Sergei Kourdakov, a former KGB agent and Soviet naval intelligence officer, defected from the USSR at the age of twenty. A year later we met at my Federal Government office in Washington DC. We were watched and followed. “Even you could be spy,” Sergei whispered. My book, A Rose for Sergei, is the true story of our time together.

Tuesday, July 30, 2013

Insight


The summer before my senior year of high school I worked as a clerical assistant for the Federal Government in Washington DC.  I was 16 years old, the year was 1968.  That summer was life changing for me because it was my first grown-up job and I fell in love.  Not with an individual . . . I fell in love with the idea of working and the importance and satisfaction that goes along with it.  By the end of the summer I discovered I wanted to work full-time for the Federal Government after I graduated from high school.  If I had chosen a different path I never would have met Sergei Kourdakov four years later.

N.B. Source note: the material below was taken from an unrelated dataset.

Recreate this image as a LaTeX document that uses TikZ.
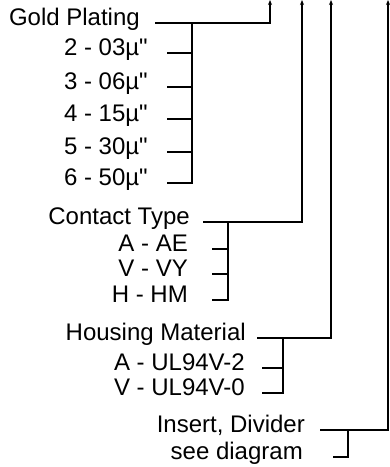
\documentclass[tikz,border=0pt]{standalone}
\usepackage{fontspec}
\setmainfont{Liberation Sans}
\usetikzlibrary{arrows.meta}
\tikzset{
  lbl/.style={anchor=mid east, inner sep=0pt, font=\fontsize{24}{27}\selectfont},
  lead/.style={line width=1.5pt},
  tip/.style={lead, -{Stealth[length=5pt,width=4pt]}},
}
\begin{document}
\begin{tikzpicture}[x=1pt, y=-1pt]
  \useasboundingbox (0,0) rectangle (390,467);
  % leads run up to the top edge
  \coordinate (gold-top) at (270,0);
  \coordinate (contact-top) at (302,0);
  \coordinate (housing-top) at (331,0);
  \coordinate (insert-top) at (388,0);

  % gold plating
  \node[lbl] (gold) at (140,23) {Gold Plating};
  \coordinate (gold-br) at (192,23);
  \draw[tip] ([xshift=15pt]gold.mid east) -| (gold-top);
  \foreach \n/\lab/\y in {2/03/53, 3/06/87, 4/15/119, 5/30/152, 6/50/183} {
    \node[lbl] (gold-\n) at (148,\y) {\n\ - \lab µ\textquotedbl};
    \draw[lead] ([xshift=19pt]gold-\n.mid east) -| (gold-br);
  }

  % contact type
  \node[lbl] (contact) at (190,222) {Contact Type};
  \coordinate (contact-br) at (228,222);
  \draw[tip] ([xshift=13pt]contact.mid east) -| (contact-top);
  \foreach \n/\lab/\y in {A/AE/249, V/VY/274, H/HM/300} {
    \node[lbl] (contact-\n) at (188,\y) {\n\ - \lab};
    \draw[lead] ([xshift=24pt]contact-\n.mid east) -| (contact-br);
  }

  % housing material
  \node[lbl] (housing) at (246,338) {Housing Material};
  \coordinate (housing-br) at (283,338);
  \draw[tip] ([xshift=11pt]housing.mid east) -| (housing-top);
  \foreach \n/\lab/\y in {A/UL94V-2/368, V/UL94V-0/393} {
    \node[lbl] (housing-\n) at (245,\y) {\n\ - \lab};
    \draw[lead] ([xshift=17pt]housing-\n.mid east) -| (housing-br);
  }

  % insert, divider
  \node[lbl] (insert) at (305,430) {Insert, Divider};
  \coordinate (insert-br) at (348,430);
  \draw[tip] ([xshift=15pt]insert.mid east) -| (insert-top);
  \node[lbl] (diagram) at (303,457) {see diagram};
  \draw[lead] ([xshift=30pt]diagram.mid east) -| (insert-br);
\end{tikzpicture}
\end{document}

That summer of ‘68 I met a unique U.S. Air Force Major at work.  In A Rose for Sergei I tell how this person made it a point to share a few “words of wisdom” with me.  It was almost as if he had insight about my life and he was trying to shield me from heartbreak.  At the end of August, when my job was over, I returned to school for my senior year and I never saw or had contact with him again.  His words of wisdom, however, stayed with me always.  It wasn’t until many years later that I realized the significance of our meeting and how relevant his words were.

I believe people come into our life at certain times for a reason.  They touch our life for that moment, provide information, friendship and advice, and then they are gone.

Some people are not meant to be in our life forever.